**TASK INSTRUCTIONS**
Gather every line of the entries that includes the word "script".
####
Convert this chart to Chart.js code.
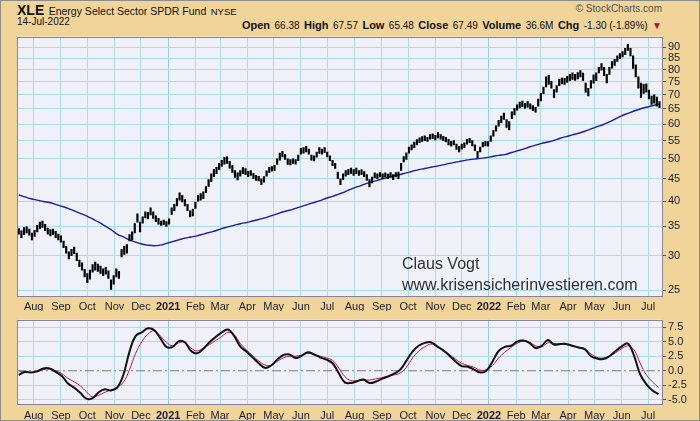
<!DOCTYPE html>
<html><head><meta charset="utf-8">
<script src="https://cdn.jsdelivr.net/npm/chart.js@4.4.1/dist/chart.umd.min.js"></script>
<style>
html,body{margin:0;padding:0;}
body{width:700px;height:421px;background:#f0d49a;position:relative;overflow:hidden;font-family:"Liberation Sans",Arial,sans-serif;color:#111;}
#frame{position:absolute;left:0;top:0;width:698px;height:419px;border:1px solid #8c8c8c;pointer-events:none;z-index:5;}
.t{position:absolute;white-space:nowrap;line-height:1;}
canvas{position:absolute;left:0;}
.b{font-weight:bold;font-size:11px;}
.v{font-size:10px;}
.note{position:absolute;left:402px;font-size:16px;color:#303030;white-space:nowrap;line-height:1;z-index:4;}
</style></head><body>
<div id="frame"></div>
<div class="t" style="left:17px;top:2px;"><b style="font-size:14px">XLE</b> <span style="font-size:10.5px">Energy Select Sector SPDR Fund</span> <span style="font-size:9.5px">NYSE</span></div>
<div class="t" style="right:38px;top:4px;font-size:10px;color:#555;">© StockCharts.com</div>
<div class="t" style="left:17px;top:17px;font-size:10px;">14-Jul-2022</div>
<div class="t" style="right:38px;top:16px;"><span class="b">Open</span> <span class="v">66.38</span> <span class="b">High</span> <span class="v">67.57</span> <span class="b">Low</span> <span class="v">65.48</span> <span class="b">Close</span> <span class="v">67.49</span> <span class="b">Volume</span> <span class="v">36.6M</span> <span class="b">Chg</span> <span class="v">-1.30 (-1.89%)</span> <span style="color:#b0103a;font-size:10px;">▼</span></div>
<canvas id="c1" width="700" height="283" style="top:28px;width:700px;height:283px;"></canvas>
<canvas id="c2" width="700" height="110" style="top:311px;width:700px;height:110px;"></canvas>
<div class="note" style="top:256px;">Claus Vogt</div>
<div class="note" style="top:277px;">www.krisensicherinvestieren.com</div>
<script>
// ---- data ----
// price bars every 3 calendar days starting 2020-07-15
const priceLow = [
33.6,33.0,33.5,33.8,33.4,32.6,33.2,34.0,34.6,34.8,
34.2,33.6,33.3,33.5,33.0,32.6,32.2,31.3,30.4,29.5,
30.0,30.3,29.2,28.3,27.8,26.8,26.0,26.5,27.5,27.8,
27.6,27.3,27.0,27.2,26.6,25.1,25.8,26.8,26.6,29.8,
30.2,30.4,32.4,32.6,33.8,35.8,34.0,35.6,36.6,36.4,
37.2,36.5,35.9,35.4,35.2,35.3,35.0,35.4,37.3,38.0,
39.0,40.2,39.8,39.0,38.0,36.8,37.0,38.5,40.0,40.2,
40.5,41.8,43.2,44.3,45.5,46.2,47.2,48.0,48.6,48.8,
47.6,46.5,45.3,44.7,45.6,46.2,46.0,45.5,45.8,45.0,
44.6,44.5,43.6,44.2,45.6,46.5,46.8,47.0,48.5,49.6,
50.5,49.8,48.5,48.4,48.8,48.6,49.5,51.2,51.5,51.8,
51.2,49.6,49.4,50.4,51.4,51.2,51.6,50.5,49.5,48.2,
47.5,45.0,43.6,44.8,45.6,46.0,46.3,45.8,46.2,45.8,
46.0,45.5,44.6,43.1,44.0,45.2,45.0,45.4,45.0,45.4,
45.0,45.3,44.8,45.4,45.0,47.0,49.2,49.8,51.5,52.4,
53.0,53.8,54.4,54.8,55.0,54.8,55.4,55.6,55.2,55.8,
55.4,55.0,54.6,53.8,53.4,53.8,52.5,51.8,52.6,53.0,
54.0,54.4,53.5,52.2,50.3,51.8,53.2,53.5,53.4,54.8,
56.3,57.8,59.4,60.5,61.5,59.0,58.2,61.8,63.0,64.6,
65.4,65.8,65.2,65.6,65.0,64.4,63.9,66.0,67.8,70.5,
73.0,74.0,72.5,69.0,71.0,73.5,74.2,74.0,74.8,75.5,
76.0,75.6,76.2,77.0,75.5,71.0,69.6,72.5,74.5,75.5,
78.6,79.8,77.5,74.6,78.0,80.6,81.8,83.5,84.7,85.5,
86.5,88.5,86.0,80.5,77.0,72.5,69.0,70.6,71.0,68.5,
66.6,67.0,66.0,65.48
];
const priceHigh = [
34.6,34.2,34.8,34.9,34.5,33.8,34.3,35.2,35.8,36.0,
35.4,34.7,34.4,34.5,34.1,33.6,33.3,32.4,31.5,30.6,
31.0,31.4,30.4,29.3,28.9,27.9,27.3,27.8,28.6,29.0,
28.7,28.4,28.0,28.2,27.7,26.4,27.0,28.0,27.6,31.0,
31.5,31.8,33.5,34.0,35.5,37.4,35.8,36.8,37.8,37.7,
38.6,37.8,37.0,36.5,36.0,36.2,35.9,36.4,38.6,39.3,
40.6,41.8,41.2,40.3,39.3,38.0,38.3,39.8,41.2,41.6,
42.0,43.2,44.8,46.2,47.2,47.8,48.8,49.6,50.4,50.5,
49.3,48.2,47.0,46.4,47.0,47.7,47.5,46.8,47.0,46.3,
45.8,45.6,45.0,45.5,46.9,47.8,48.0,48.3,50.0,51.5,
52.0,51.2,50.0,49.8,50.0,49.8,51.0,52.8,53.0,53.4,
52.6,51.0,50.8,51.8,53.0,52.6,53.0,51.8,50.8,49.6,
48.8,46.6,45.0,46.2,47.0,47.3,47.6,47.2,47.6,47.0,
47.2,46.7,46.0,44.8,45.4,46.4,46.2,46.5,46.2,46.4,
46.1,46.5,46.0,46.5,46.6,48.8,50.6,51.6,53.2,53.8,
54.6,55.3,55.8,56.2,56.4,56.0,56.8,57.0,56.6,57.4,
56.8,56.3,56.0,55.4,54.8,55.0,54.0,53.4,54.0,54.4,
55.4,55.7,55.0,53.8,52.0,53.2,54.5,54.8,54.7,56.4,
58.0,59.5,61.2,62.6,63.6,61.5,60.8,64.0,65.2,66.4,
67.4,67.8,67.0,67.6,66.8,66.2,65.6,68.5,70.6,73.0,
77.0,77.6,75.2,72.0,73.5,76.0,76.5,76.4,77.2,78.0,
78.6,78.0,78.8,79.6,78.5,74.5,72.5,75.5,77.8,78.6,
81.0,82.6,81.0,78.0,81.0,83.5,84.5,86.0,87.0,88.0,
89.5,91.4,89.5,86.0,82.0,77.0,74.5,74.0,74.2,71.8,
69.6,70.0,69.2,67.57
];
// weekly samples starting 2020-07-15
const maBlue = [
41.3,40.9,40.5,40.2,39.9,39.7,39.3,38.9,38.5,38.0,
37.5,37.0,36.4,35.8,35.1,34.4,33.6,33.1,32.6,32.2,
31.9,31.7,31.6,31.7,32.0,32.3,32.6,32.9,33.1,33.3,
33.6,33.9,34.2,34.6,34.9,35.2,35.5,35.7,36.0,36.3,
36.6,37.0,37.4,37.8,38.1,38.5,38.9,39.3,39.7,40.1,
40.6,41.0,41.5,42.0,42.6,43.1,43.6,44.1,44.5,44.9,
45.3,45.7,46.0,46.4,46.8,47.2,47.5,47.8,48.1,48.4,
48.8,49.1,49.4,49.7,49.9,50.1,50.3,50.6,50.9,51.1,
51.6,52.1,52.6,53.2,53.7,54.2,54.6,55.1,55.7,56.2,
56.7,57.2,57.8,58.5,59.2,59.9,60.7,61.7,62.7,63.5,
64.3,65.0,65.6,66.1,66.7
];
const oscBlack = [
-0.7,-0.2,-0.3,-0.1,0.4,0.4,-0.2,-0.9,-2.2,-2.9,
-3.8,-4.8,-4.7,-3.7,-3.2,-3.4,-2.9,-0.7,3.3,6.0,
6.6,7.3,7.0,5.6,4.1,4.1,5.1,4.9,3.4,3.0,
3.8,4.9,5.8,6.6,7.1,6.0,4.2,3.3,2.3,1.3,
0.5,0.9,1.9,2.7,2.8,2.2,2.6,3.2,2.8,2.3,
1.9,1.3,-0.4,-2.0,-2.1,-1.8,-1.5,-2.1,-1.9,-1.4,
-1.0,-0.5,0.2,1.7,3.3,4.3,4.8,4.9,4.2,3.5,
2.6,1.6,0.8,0.7,0.2,-0.3,0.0,1.6,3.4,4.1,
4.3,5.0,5.2,4.8,3.9,4.3,5.3,4.5,4.6,4.6,
4.3,4.0,3.7,2.5,2.1,2.0,2.5,3.4,4.2,4.7,
2.6,-0.6,-2.3,-3.4,-4.0
];
const oscRed = [
0.0,-0.3,-0.3,-0.1,0.2,0.3,0.0,-0.5,-1.3,-1.9,
-2.6,-3.6,-4.5,-4.2,-3.7,-3.3,-2.8,-2.0,0.2,3.0,
5.0,6.3,6.9,6.0,4.9,4.3,4.8,4.9,3.9,3.4,
3.9,4.5,5.2,5.9,6.6,6.2,4.7,3.6,2.6,1.7,
1.0,0.9,1.6,2.2,2.5,2.5,2.7,3.0,2.8,2.5,
2.2,1.8,0.5,-1.0,-1.7,-1.7,-1.6,-1.6,-1.4,-1.2,
-0.9,-0.7,-0.4,0.6,2.2,3.4,4.1,4.6,4.2,3.6,
2.8,2.0,1.3,0.9,0.6,0.1,0.2,0.9,2.2,3.2,
4.0,4.7,5.1,4.9,4.3,4.1,4.8,4.7,4.6,4.5,
4.2,4.0,3.8,2.9,2.3,2.2,2.5,3.1,3.8,4.3,
3.6,1.3,-0.7,-1.9,-2.9
];
const tickLabels = ['Aug','Sep','Oct','Nov','Dec','2021','Feb','Mar','Apr','May','Jun','Jul',
                    'Aug','Sep','Oct','Nov','Dec','2022','Feb','Mar','Apr','May','Jun','Jul'];
const priceTicks = [25,30,35,40,45,50,55,60,65,70,75,80,85,90];
const oscTicks = [-5,-2.5,0,2.5,5,7.5];

// ---- setup ----
const DAY = 86400000;
const d0 = Date.UTC(2020,6,13)/DAY;
const xMin = d0, xMax = d0 + 735;
const priceX = priceLow.map((_,i)=> d0 + 2 + 3*i);
const weekX = maBlue.map((_,k)=> d0 + 2 + 7*k);
const monthTicks = tickLabels.map((_,i)=> Date.UTC(2020, 7+i, 1)/DAY);

const FONT = '"Liberation Sans", Arial, sans-serif';
Chart.defaults.font.family = FONT;
Chart.defaults.animation = false;
const GRID = '#a9dcea';
const LABEL = '#1c1c2c';

const panelPlugin = {
  id:'panel',
  beforeDraw(chart){
    const {ctx, chartArea:a} = chart;
    ctx.save(); ctx.fillStyle='#eff0f8';
    ctx.fillRect(a.left,a.top,a.right-a.left,a.bottom-a.top); ctx.restore();
  },
  afterDraw(chart){
    const {ctx, chartArea:a} = chart;
    ctx.save(); ctx.strokeStyle='#8484a0'; ctx.lineWidth=1;
    ctx.strokeRect(Math.round(a.left)+0.5,Math.round(a.top)+0.5,Math.round(a.right-a.left)-1,Math.round(a.bottom-a.top)-1);
    ctx.restore();
  }
};

function xAxis(h, pad){
  return {
    type:'linear', min:xMin, max:xMax, offset:false,
    afterBuildTicks: s => { s.ticks = monthTicks.map(v=>({value:v})); },
    afterFit: s => { s.height = h; },
    grid:{ color: c => (c.tick && (tickLabels[c.index]||'').match(/^\d{4}$/)) ? '#8fd0e4' : GRID, drawTicks:false, offset:false },
    border:{ display:false },
    ticks:{ autoSkip:false, maxRotation:0, padding:pad, color:LABEL,
      font: c => ({ family:FONT, size:11, weight: /^\d{4}$/.test(tickLabels[c.index]||'') ? 'bold' : 'normal' }),
      callback:(v,i)=> tickLabels[i] }
  };
}

new Chart(document.getElementById('c1'), {
  type:'bar',
  data:{ datasets:[
    { type:'bar', label:'XLE', order:0,
      data: priceLow.map((lo,i)=>({x:priceX[i], y:[lo, priceHigh[i]]})),
      backgroundColor:'#000', borderWidth:0, barThickness:1.5, grouped:false },
    { type:'line', label:'MA', order:1,
      data: maBlue.map((v,k)=>({x:weekX[k], y:v})),
      borderColor:'#1c1ca0', borderWidth:1.4, pointRadius:0, tension:0.4, fill:false }
  ]},
  options:{
    responsive:false, maintainAspectRatio:false,
    layout:{ padding:{ left:17, right:0, top:0, bottom:0 } },
    plugins:{ legend:{display:false}, tooltip:{enabled:false} },
    scales:{
      x: xAxis(14, 3),
      y:{ type:'logarithmic', position:'right', min:24.12, max:95.2,
        afterBuildTicks: s => { s.ticks = priceTicks.map(v=>({value:v})); },
        afterFit: s => { s.width = 37; },
        grid:{ color:GRID, tickColor:'#555', tickLength:3 },
        border:{ display:false },
        ticks:{ autoSkip:false, padding:2, color:LABEL, font:{family:FONT,size:11}, callback:v=>String(v) } }
    }
  },
  plugins:[panelPlugin]
});

new Chart(document.getElementById('c2'), {
  type:'line',
  data:{ datasets:[
    { label:'zero', order:3, data:[{x:xMin,y:0},{x:xMax,y:0}],
      borderColor:'#7c7c7c', borderWidth:1, borderDash:[9,3,2,3], pointRadius:0 },
    { label:'signal', order:2, data: oscRed.map((v,k)=>({x:weekX[k], y:v})),
      borderColor:'#c0144a', borderWidth:1, pointRadius:0, tension:0.4 },
    { label:'osc', order:1, data: oscBlack.map((v,k)=>({x:weekX[k], y:v})),
      borderColor:'#111', borderWidth:2, pointRadius:0, tension:0.4 }
  ]},
  options:{
    responsive:false, maintainAspectRatio:false,
    layout:{ padding:{ left:17, right:0, top:0, bottom:0 } },
    plugins:{ legend:{display:false}, tooltip:{enabled:false} },
    scales:{
      x: xAxis(16, 4),
      y:{ type:'linear', position:'right', min:-5.89, max:8.8,
        afterBuildTicks: s => { s.ticks = oscTicks.map(v=>({value:v})); },
        afterFit: s => { s.width = 37; },
        grid:{ color: c => (c.tick && c.tick.value===0) ? 'rgba(0,0,0,0)' : GRID, tickColor:'#555', tickLength:3 },
        border:{ display:false },
        ticks:{ autoSkip:false, padding:2, color:LABEL, font:{family:FONT,size:11}, callback:v=>v.toFixed(1) } }
    }
  },
  plugins:[panelPlugin]
});
</script>
</body></html>
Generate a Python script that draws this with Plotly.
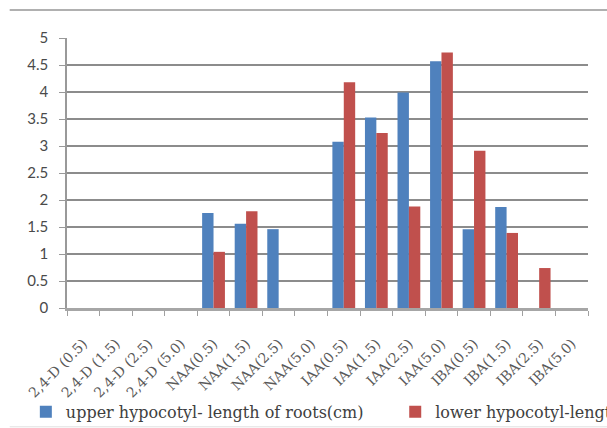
import plotly.graph_objects as go

# Treatments (hormone and concentration) on the category axis
categories = [
    "2,4-D (0.5)", "2,4-D (1.5)", "2,4-D (2.5)", "2,4-D (5.0)",
    "NAA(0.5)", "NAA(1.5)", "NAA(2.5)", "NAA(5.0)",
    "IAA(0.5)", "IAA(1.5)", "IAA(2.5)", "IAA(5.0)",
    "IBA(0.5)", "IBA(1.5)", "IBA(2.5)", "IBA(5.0)",
]

# Mean root length (cm) for each explant type
upper_hypocotyl = [0, 0, 0, 0, 1.76, 1.56, 1.46, 0,
                   3.08, 3.53, 3.99, 4.57, 1.46, 1.87, 0, 0]
lower_hypocotyl = [0, 0, 0, 0, 1.04, 1.79, 0, 0,
                   4.18, 3.24, 1.88, 4.73, 2.91, 1.39, 0.74, 0]

y_ticks = [0, 0.5, 1, 1.5, 2, 2.5, 3, 3.5, 4, 4.5, 5]
y_tick_text = ["0", "0.5", "1", "1.5", "2", "2.5", "3", "3.5", "4", "4.5", "5"]

BLUE = "#4F81BD"
RED = "#C0504D"
SERIF = "DejaVu Serif"

fig = go.Figure()
fig.add_trace(go.Bar(
    x=categories, y=upper_hypocotyl,
    name="upper hypocotyl- length of roots(cm)",
    marker=dict(color=BLUE, line=dict(width=0)),
    legend="legend",
))
fig.add_trace(go.Bar(
    x=categories, y=lower_hypocotyl,
    name="lower hypocotyl-length of roots(cm)",
    marker=dict(color=RED, line=dict(width=0)),
    legend="legend2",
))

legend_style = dict(
    y=-0.385, xanchor="left", yanchor="middle", orientation="h",
    font=dict(family=SERIF, size=16, color="#404040"),
    bgcolor="rgba(0,0,0,0)", itemwidth=30,
)

fig.update_layout(
    width=607, height=428,
    margin=dict(l=67, r=19, t=38, b=120, autoexpand=False),
    paper_bgcolor="white",
    plot_bgcolor="white",
    barmode="group",
    bargap=0.3,
    bargroupgap=0,
    showlegend=True,
    legend=dict(x=-0.079, **legend_style),
    legend2=dict(x=0.63, **legend_style),
    xaxis=dict(
        type="category",
        tickangle=-45,
        tickfont=dict(family=SERIF, size=14, color="#595959"),
        ticks="outside", ticklen=5, tickcolor="#a0a0a0",
        tickson="boundaries",
        showline=True, linecolor="#a6a6a6", linewidth=3,
        showgrid=False,
        ticklabelstandoff=19,
    ),
    yaxis=dict(
        range=[0, 5],
        tickvals=y_ticks, ticktext=y_tick_text,
        tickfont=dict(family="Lato", size=15, color="#4a4a4a"),
        ticks="outside", ticklen=6, tickcolor="#999999",
        showline=True, linecolor="#999999", linewidth=1.5,
        showgrid=True, gridcolor="#8c8c8c", gridwidth=1.6,
        zeroline=False,
        ticklabelstandoff=8,
    ),
    shapes=[
        dict(type="line", xref="paper", yref="paper",
             x0=-0.11, x1=1.05, y0=1.104, y1=1.104,
             line=dict(color="#b0b0b0", width=2)),
        dict(type="line", xref="paper", yref="paper",
             x0=-0.11, x1=1.05, y0=-0.44, y1=-0.44,
             line=dict(color="#e0e0e0", width=1)),
    ],
)

fig.write_html("out.html")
####
**FINAL RESULT**
<script src="https://cdn.jsdelivr.net/npm/chart.js@4.4.1/dist/chart.umd.min.js"></script>
<script>
</script>
Generate a Python script that draws this with Plotly.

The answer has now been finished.